Speaker Biographies

Professor Michelle O’Callaghan (University of Reading)

Professor Michelle O’Callaghan’s primary research interest is early modern literature and culture, including literature and politics, print and manuscript culture, literature and sociability, pastoral, satire, and travel-writing. She researches and publishes on a range of topics in early modern literature and culture. Her first two books, The Shepheards Nation: Jacobean Spenserians and Early Stuart Political Culture (Oxford, 2000) and The English Wits: Literature and Sociability in Early Modern England (Cambridge, 2007), were interested in how different early modern communities used literature to shape identities and for political ends, and looked in particular at practices of collaboration. Her most recent book, Thomas Middleton, Renaissance Dramatist (Edinburgh, 2007), explores Middleton’s inventive use of stagecraft in relation to early modern forms of wit. She is also part of the Early Modern Women’s Research Network (http://hri.newcastle.edu.au/emwrn/) which brings together academics in Australia, UK, and the States.

 

Dr Alexander Samson (UCL)

Dr Samson lectures on the literature, culture and history of early modern Spain and Latin America. He has edited The Spanish Match: Prince Charles’s Journey to Madrid, 1623 (Ashgate, 2006) and with Jonathan Thacker A Companion to Lope de Vega (Tamesis, 2008), as well as a special issue of Renaissance Studies on ‘Gardens and Horticulture in the Early Modern Period’. He has published extensively on the marriage of Philip II and Mary Tudor, historiography and royal chroniclers in 16th century Spain, firearms, Cervantes and Anglo-Spanish cultural relations. His book Mary I and the Habsburg Marriage: England and Spain 1553 – 1558 is forthcoming.
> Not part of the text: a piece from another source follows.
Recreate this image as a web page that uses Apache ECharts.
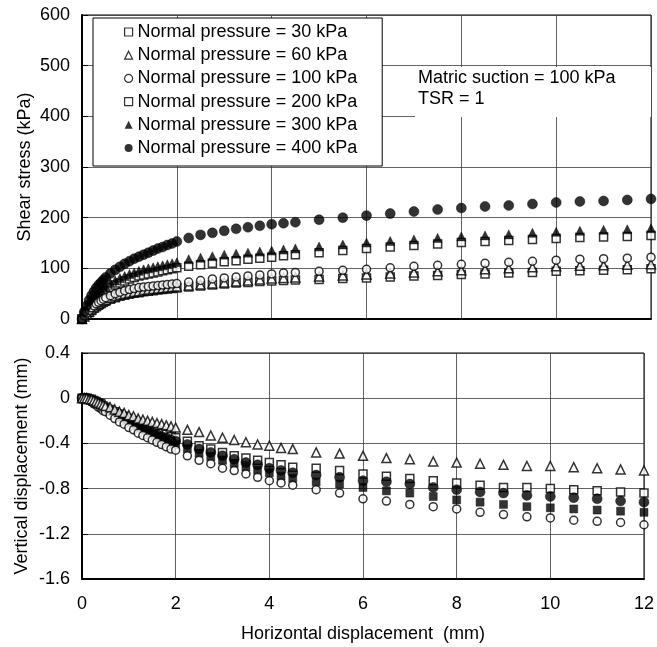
<!DOCTYPE html>
<html>
<head>
<meta charset="utf-8">
<script src="https://cdn.jsdelivr.net/npm/echarts@6/dist/echarts.min.js"></script>
<style>html,body{margin:0;padding:0;background:#fff}#c{width:657px;height:647px}</style>
</head>
<body>
<div id="c"></div>
<script>
// Horizontal displacement (mm), shared by all series
const xDisp = [0,0.05,0.1,0.15,0.2,0.25,0.3,0.35,0.4,0.45,0.5,
  0.6,0.7,0.8,0.9,1.0,1.1,1.2,1.3,1.4,1.5,1.6,1.7,1.8,1.9,2.0,
  2.25,2.5,2.75,3.0,3.25,3.5,3.75,4.0,4.25,4.5,
  5.0,5.5,6.0,6.5,7.0,7.5,8.0,8.5,9.0,9.5,10.0,10.5,11.0,11.5,12.0];

// Shear stress (kPa)
const shear30  = [0,5,9,13,17,21,24,27,30,33,35, 39,42,45,47,49,51,52,54,55,56,57,58,59,60,61, 63,65,67,69,71,72,74,75,76,77, 78,80,81,83,85,86,88,89,91,92,94,95,96,97,99];
const shear60  = [0,5,10,15,19,23,27,30,33,36,38, 42,45,48,50,52,54,55,57,58,59,60,61,62,63,64, 66,68,70,72,74,76,78,80,81,82, 84,86,88,90,92,94,96,98,100,102,104,105,106,107,108];
const shear100 = [0,6,12,17,22,26,30,33,36,39,42, 46,50,53,56,58,60,62,63,64,65,66,67,68,69,70, 73,76,79,81,83,85,87,89,91,92, 94,96,98,101,104,106,108,110,112,114,116,118,119,120,122];
const shear200 = [0,8,15,22,29,35,40,45,49,53,56, 62,67,71,75,79,82,85,87,89,91,93,95,97,99,101, 104,107,110,113,115,118,120,122,125,127, 131,135,139,142,145,148,151,153,155,157,159,161,162,163,165];
const shear300 = [0,9,18,26,34,41,47,52,57,61,65, 71,76,81,85,89,92,95,98,100,102,104,106,108,110,112, 118,121,124,127,129,131,133,135,137,139, 143,147,151,154,157,160,163,165,167,170,172,174,176,177,179];
const shear400 = [0,14,26,37,46,54,61,67,72,77,82, 90,97,103,109,114,119,123,127,131,135,139,142,146,149,153, 160,166,170,174,178,181,184,187,189,191, 196,200,204,208,212,216,219,222,224,227,230,232,233,235,237];

// Vertical displacement (mm)
const vert60  = [0,0,0,-0.01,-0.01,-0.02,-0.03,-0.04,-0.05,-0.06,-0.07, -0.08,-0.10,-0.12,-0.13,-0.15,-0.16,-0.18,-0.19,-0.20,-0.21,-0.22,-0.23,-0.24,-0.25,-0.26, -0.28,-0.30,-0.33,-0.35,-0.37,-0.39,-0.41,-0.42,-0.44,-0.45, -0.48,-0.49,-0.51,-0.53,-0.54,-0.56,-0.57,-0.58,-0.59,-0.60,-0.60,-0.61,-0.62,-0.63,-0.64];
const vert200 = [0,0,0,-0.01,-0.01,-0.02,-0.03,-0.04,-0.05,-0.07,-0.08, -0.10,-0.12,-0.14,-0.16,-0.18,-0.20,-0.22,-0.24,-0.26,-0.28,-0.29,-0.31,-0.32,-0.34,-0.35, -0.38,-0.42,-0.45,-0.48,-0.51,-0.53,-0.55,-0.57,-0.59,-0.61, -0.62,-0.64,-0.67,-0.69,-0.71,-0.73,-0.75,-0.77,-0.79,-0.79,-0.80,-0.81,-0.82,-0.83,-0.84];
const vert400 = [0,0,0,-0.01,-0.02,-0.03,-0.04,-0.05,-0.06,-0.08,-0.09, -0.11,-0.13,-0.15,-0.17,-0.20,-0.22,-0.24,-0.26,-0.28,-0.30,-0.32,-0.34,-0.35,-0.37,-0.38, -0.41,-0.45,-0.48,-0.51,-0.54,-0.57,-0.59,-0.62,-0.64,-0.66, -0.68,-0.70,-0.73,-0.74,-0.76,-0.79,-0.81,-0.83,-0.84,-0.86,-0.87,-0.88,-0.89,-0.91,-0.92];
const vert300 = [0,0,0,-0.01,-0.02,-0.03,-0.04,-0.05,-0.07,-0.08,-0.10, -0.12,-0.14,-0.17,-0.19,-0.21,-0.24,-0.26,-0.28,-0.30,-0.32,-0.34,-0.36,-0.38,-0.40,-0.41, -0.45,-0.49,-0.52,-0.55,-0.58,-0.61,-0.64,-0.66,-0.69,-0.71, -0.74,-0.76,-0.79,-0.82,-0.84,-0.87,-0.90,-0.92,-0.94,-0.96,-0.97,-0.98,-0.99,-1.00,-1.01];
const vert100 = [0,0,-0.01,-0.02,-0.03,-0.05,-0.06,-0.08,-0.09,-0.11,-0.12, -0.15,-0.18,-0.21,-0.23,-0.26,-0.28,-0.31,-0.33,-0.35,-0.37,-0.39,-0.41,-0.43,-0.45,-0.46, -0.51,-0.55,-0.58,-0.62,-0.64,-0.67,-0.70,-0.73,-0.75,-0.77, -0.81,-0.84,-0.89,-0.91,-0.94,-0.96,-0.98,-1.01,-1.03,-1.05,-1.06,-1.08,-1.09,-1.10,-1.12];

// Tick labels
const xTicks = [0,2,4,6,8,10,12];
const shearTicks = [0,100,200,300,400,500,600];
const vertTicks = [-1.6,-1.2,-0.8,-0.4,0,0.4];

const names = ['Normal pressure = 30 kPa','Normal pressure = 60 kPa','Normal pressure = 100 kPa',
  'Normal pressure = 200 kPa','Normal pressure = 300 kPa','Normal pressure = 400 kPa'];

const FONT = '"Liberation Sans", Arial, sans-serif';
const FS = 18;
const openStyle = {color:'#fff', borderColor:'#000', borderWidth:1.5};
const fillStyle = {color:'#000', borderColor:'#000', borderWidth:0.5};

function pairs(ys){ return xDisp.map((x,i)=>[x, ys[i]]); }
function mk(name, idx, ys, symbol, filled, size){
  return {name, type:'scatter', xAxisIndex:idx, yAxisIndex:idx, data:pairs(ys),
    symbol, symbolSize:size, itemStyle: filled ? fillStyle : openStyle,
    emphasis:{disabled:true}, silent:true};
}

const series = [
  mk(names[0],0,shear30,'rect',false,8),
  mk(names[1],0,shear60,'triangle',false,9),
  mk(names[3],0,shear200,'rect',false,8),
  mk(names[4],0,shear300,'triangle',true,9),
  mk(names[2],0,shear100,'circle',false,8),
  mk(names[5],0,shear400,'circle',true,10),
  mk(names[3],1,vert200,'rect',false,8),
  mk(names[4],1,vert300,'rect',true,8),
  mk(names[5],1,vert400,'circle',true,10),
  mk(names[2],1,vert100,'circle',false,8),
  mk(names[1],1,vert60,'triangle',false,9)
];

const legendIcons = ['rect','triangle','circle','rect','triangle','circle'];
const legendFilled = [false,false,false,false,true,true];

function fmtVert(v){ const r = Math.round(v*10)/10; return r === 0 ? '0' : r.toFixed(1); }

const axisLabel = {color:'#000', fontSize:FS, fontFamily:FONT};
const splitLine = {show:true, lineStyle:{color:'#3a3a3a', width:0.8}};
const nameStyle = {color:'#000', fontSize:FS, fontFamily:FONT};

const option = {
  animation:false,
  backgroundColor:'#fff',
  textStyle:{fontFamily:FONT, color:'#000'},
  grid:[
    {left:82, top:15, width:569, height:304, show:true, borderColor:'#000', borderWidth:1, backgroundColor:'transparent'},
    {left:82, top:353, width:569, height:226, show:true, borderColor:'#000', borderWidth:1, backgroundColor:'transparent'}
  ],
  xAxis:[
    {type:'value', gridIndex:0, min:xTicks[0], max:xTicks[xTicks.length-1], interval:xTicks[1]-xTicks[0],
      axisLabel:{show:false}, axisTick:{show:false},
      axisLine:{show:true, onZero:false, lineStyle:{color:'#000', width:2}}, splitLine},
    {type:'value', gridIndex:1, min:xTicks[0], max:xTicks[xTicks.length-1], interval:xTicks[1]-xTicks[0],
      axisLabel:Object.assign({margin:16}, axisLabel), axisTick:{show:false},
      axisLine:{show:true, onZero:false, lineStyle:{color:'#000', width:2}}, splitLine,
      name:'Horizontal displacement  (mm)', nameLocation:'middle', nameGap:46, nameTextStyle:nameStyle,
      nameMoveOverlap:false}
  ],
  yAxis:[
    {type:'value', gridIndex:0, min:shearTicks[0], max:shearTicks[shearTicks.length-1], interval:shearTicks[1]-shearTicks[0],
      axisLabel:Object.assign({margin:12}, axisLabel),
      axisTick:{show:true, inside:true, length:6, lineStyle:{color:'#000'}},
      axisLine:{show:true, onZero:false, lineStyle:{color:'#000', width:2}}, splitLine,
      name:'Shear stress (kPa)', nameLocation:'middle', nameGap:48, nameTextStyle:nameStyle,
      nameMoveOverlap:false},
    {type:'value', gridIndex:1, min:vertTicks[0], max:vertTicks[vertTicks.length-1], interval:0.4,
      axisLabel:Object.assign({margin:12, formatter:fmtVert}, axisLabel),
      axisTick:{show:true, inside:true, length:6, lineStyle:{color:'#000'}},
      axisLine:{show:true, onZero:false, lineStyle:{color:'#000', width:2}}, splitLine,
      name:'Vertical displacement (mm)', nameLocation:'middle', nameGap:51, nameTextStyle:nameStyle,
      nameMoveOverlap:false}
  ],
  legend:{
    orient:'vertical', left:93, top:18,
    padding:[5,25,9,31], itemGap:5.2, itemWidth:8, itemHeight:8,
    backgroundColor:'#fff', borderColor:'#000', borderWidth:1,
    selectedMode:false,
    textStyle:{color:'#000', fontSize:FS, fontFamily:FONT},
    data: names.map((n,i)=>({name:n, icon:legendIcons[i],
      itemStyle: legendFilled[i] ? {color:'#000', borderColor:'#000', borderWidth:0} : {color:'#fff', borderColor:'#000', borderWidth:1.2}}))
  },
  graphic:[
    {type:'rect', z:100, shape:{x:415, y:67, width:236, height:50}, style:{fill:'#fff'}},
    {type:'text', z:101, x:418, y:68, style:{text:'Matric suction = 100 kPa\nTSR = 1', font:FS+'px '+FONT, fill:'#000', lineHeight:21}}
  ],
  series
};

const chart = echarts.init(document.getElementById('c'), null, {renderer:'canvas'});
chart.setOption(option);
</script>
</body>
</html>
His research interests include intercultural relations and translation between Spain and England from 1500 to 1640, European festival texts, the Habsburg empire under Charles V, and early colonial history.

He runs the Golden Age and Renaissance Seminar, as well as being the co-director of UCL’s Centre for Early Modern Exchanges.

 

Dr Sarah Olive (University of York)

Sarah Olive is lecturer in English in Education at the University of York. She also teaches on pedagogy at The Shakespeare Institute. Her research interests include the teaching of Shakespeare and Early Modern drama and Shakespeare’s popular cultural afterlives. Her monograph, Shakespeare Valued, will be published by Intellect in June.

 

Nora Williams (Exeter)

Nora is a final-year PhD candidate in drama at the University of Exeter, where she also competed an MA in Staging Shakespeare. Her research concerns the intersections between text and performance with regard to Jacobean drama. More specifically, her thesis uses Middleton and Rowley’s The Changeling as a lens through which to consider the changing cultural currency of Jacobean playwrights in the 20th and 21st centuries. She is also the Events Coordinator for the STR New Researchers’ Network and the Project Facilitator for The International Christopher Marlowe.

 

Richard Eales (Former Head of History at University of Kent)

Richard Eales is an academic historian, at the University of Kent in Canterbury, from 1976 to his retirement, and is author of Chess: the History of a Game. He is also a chess master of the Federation Internationale des Echecs.